A supremely callous example of right-wing idiocy? Absolutely. Yet in his own kooky way, Robertson was also onto something. Haitians did, in fact, swear a pact with the devil for their freedom. Only Beelzebub arrived smelling not of sulfur, but of Parisian cologne.
Haitian slaves began to throw off the “heel of the French” in 1791, when they rose up and, after bitter years of fighting, eventually declared themselves free. Their French masters, however, refused to accept Haitian independence. The island, after all, had been an extremely profitable sugar producer, and so Paris offered Haiti a choice: compensate slave owners for lost property -- their slaves (that is, themselves) -- or face its imperial wrath. The fledgling nation was forced to finance this payout with usurious loans from French banks. As late as 1940, 80% of the government budget was still going to service this debt.

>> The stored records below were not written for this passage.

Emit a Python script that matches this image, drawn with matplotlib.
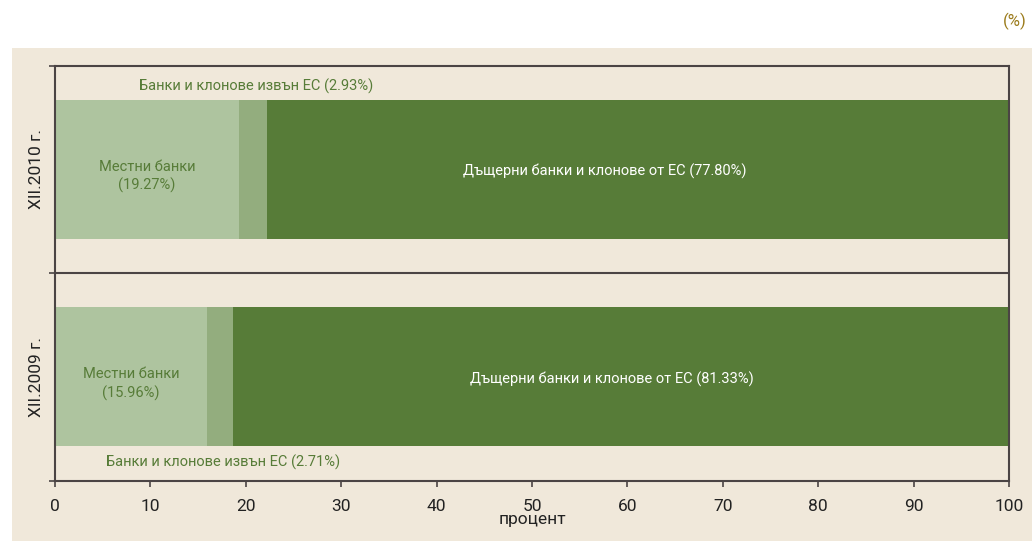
import matplotlib.pyplot as plt
from matplotlib.patches import Rectangle
import numpy as np

plt.rcParams['font.family'] = ['Roboto', 'DejaVu Sans']

# Данни
periods = ["XII.2009 г.", "XII.2010 г."]
local_banks = [15.96, 19.27]
non_eu_banks = [2.71, 2.93]
eu_banks = [81.33, 77.80]
xticks = np.arange(0, 101, 10)

c_light = "#aec49f"
c_mid = "#93ad7e"
c_dark = "#577c38"
c_bg = "#f0e8da"
c_axis = "#4b4444"

fig = plt.figure(figsize=(10.32, 5.45), dpi=100)
fig.patches.append(Rectangle((0.0116, 0.0073), 0.99, 0.905, transform=fig.transFigure,
                             facecolor=c_bg, edgecolor="none", zorder=-1))
fig.text(0.9835, 0.9615, "(%)", color="#9b7b1b", fontsize=12, ha="center", va="center")

ax = fig.add_axes([0.0533, 0.1183, 0.9244, 0.7611])
ax.set_facecolor(c_bg)

y = np.arange(len(periods))
h = 0.67
ax.barh(y, local_banks, height=h, color=c_light, linewidth=0)
ax.barh(y, non_eu_banks, left=local_banks, height=h, color=c_mid, linewidth=0)
left_eu = np.array(local_banks) + np.array(non_eu_banks)
ax.barh(y, eu_banks, left=left_eu, height=h, color=c_dark, linewidth=0)

ax.set_xlim(0, 100)
ax.set_ylim(-0.5, 1.5)
ax.axhline(0.5, color=c_axis, lw=1.5)

for s in ax.spines.values():
    s.set_color(c_axis)
    s.set_linewidth(1.5)

ax.set_xticks(xticks)
ax.set_yticks([-0.5, 0.5, 1.5])
ax.set_yticklabels([])
ax.tick_params(axis="both", direction="out", color=c_axis, width=1.2, length=4,
               labelsize=12.5, labelcolor="#222222")
ax.tick_params(axis="x", pad=9)
ax.set_xlabel("процент", fontsize=12.5, color="#222222")
ax.xaxis.set_label_coords(0.5, -0.075)

# Подписи на периодите
for yi, p in zip(y, periods):
    ax.text(-1.95, yi, p, rotation=90, ha="center", va="center", fontsize=12.5,
            color="#222222", transform=ax.transData, clip_on=False)

# Подписи на сегментите
local_x = [v / 2 for v in local_banks]
for yi, lx, v in zip(y, local_x, local_banks):
    ax.text(lx, yi - 0.035, f"Местни банки\n({v:.2f}%)", ha="center", va="center",
            fontsize=10.5, color=c_dark, linespacing=1.35)

eu_x = [58.4, 57.6]
for yi, ex, v in zip(y, eu_x, eu_banks):
    ax.text(ex, yi - 0.01, f"Дъщерни банки и клонове от ЕС ({v:.2f}%)", ha="center",
            va="center", fontsize=10.5, color="white")

non_eu_x = [17.6, 21.1]
non_eu_y = [-0.41, 1.40]
for ny, nx, v in zip(non_eu_y, non_eu_x, non_eu_banks):
    ax.text(nx, ny, f"Банки и клонове извън ЕС ({v:.2f}%)", ha="center",
            va="center", fontsize=10.5, color=c_dark)

fig.savefig("out.png", dpi=100)
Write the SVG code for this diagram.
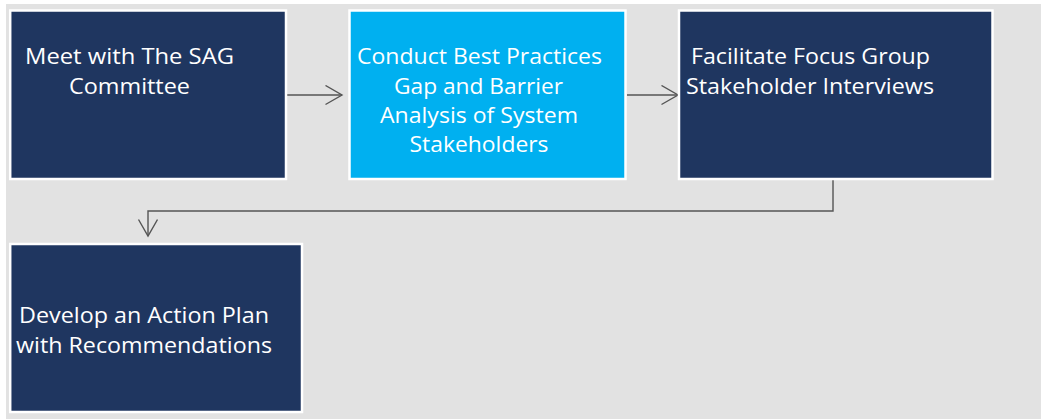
<svg xmlns="http://www.w3.org/2000/svg" width="1041" height="419" viewBox="0 0 1041 419">
<style>
.box{stroke:#ffffff;stroke-width:2.5}
.navy{fill:#1f3660}
.cyan{fill:#00b0f0}
.lbl{font-family:"Open Sans","Liberation Sans",sans-serif;font-size:22px;fill:#ffffff}
.conn{fill:none;stroke:#555555;stroke-width:1.4}
</style>
<defs>
<marker id="arr" markerUnits="userSpaceOnUse" markerWidth="22" markerHeight="24" refX="17" refY="10" orient="auto">
<path d="M0.5,0.5 L17,10 L0.5,19.5" fill="none" stroke="#555555" stroke-width="1.4"/>
</marker>
</defs>
<rect x="0" y="0" width="1041" height="419" fill="#ffffff"/>
<rect x="6" y="4" width="1035" height="415" fill="#e2e2e2"/>
<g id="connectors">
<line class="conn" x1="287" y1="95" x2="342" y2="95" marker-end="url(#arr)"/>
<line class="conn" x1="627" y1="95" x2="678" y2="95" marker-end="url(#arr)"/>
<polyline class="conn" points="833,180 833,211 148,211 148,236" marker-end="url(#arr)"/>
</g>
<g id="node1">
<rect class="box navy" x="10.2" y="10.5" width="275.8" height="168.5"/>
<text class="lbl"><tspan x="25" y="64" textLength="209" lengthAdjust="spacingAndGlyphs">Meet with The SAG</tspan><tspan x="69" y="94" textLength="121" lengthAdjust="spacingAndGlyphs">Committee</tspan></text>
</g>
<g id="node2">
<rect class="box cyan" x="349.5" y="10.5" width="276" height="168.5"/>
<text class="lbl"><tspan x="357" y="64" textLength="245" lengthAdjust="spacingAndGlyphs">Conduct Best Practices</tspan><tspan x="394" y="93.5" textLength="169" lengthAdjust="spacingAndGlyphs">Gap and Barrier</tspan><tspan x="380" y="122.7" textLength="198" lengthAdjust="spacingAndGlyphs">Analysis of System</tspan><tspan x="409.5" y="151.7" textLength="139" lengthAdjust="spacingAndGlyphs">Stakeholders</tspan></text>
</g>
<g id="node3">
<rect class="box navy" x="679" y="10.5" width="313.5" height="168.5"/>
<text class="lbl"><tspan x="691" y="63.5" textLength="239" lengthAdjust="spacingAndGlyphs">Facilitate Focus Group</tspan><tspan x="686" y="94.3" textLength="248" lengthAdjust="spacingAndGlyphs">Stakeholder Interviews</tspan></text>
</g>
<g id="node4">
<rect class="box navy" x="10.2" y="244" width="291.8" height="168"/>
<text class="lbl"><tspan x="19" y="323.3" textLength="250" lengthAdjust="spacingAndGlyphs">Develop an Action Plan</tspan><tspan x="16" y="353.3" textLength="256" lengthAdjust="spacingAndGlyphs">with Recommendations</tspan></text>
</g>
</svg>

In the on-again, off-again debate that has taken place in the United States over the years about paying reparations for slavery, opponents of the idea insist that there is no precedent for such a proposal. But there is. It’s just that what was being paid was reparations-in-reverse, which has a venerable pedigree. After the War of 1812 between Great Britain and the U.S., London reimbursed southern planters more than a million dollars for having encouraging their slaves to run away in wartime. Within the United Kingdom, the British government also paid a small fortune to British slave owners, including the ancestors of Britain’s current Prime Minister, David Cameron, to compensate for abolition (which Adam Hochschild calculated in his 2005 book Bury the Chains to be “an amount equal to roughly 40% of the national budget then, and to about $2.2 billion today”).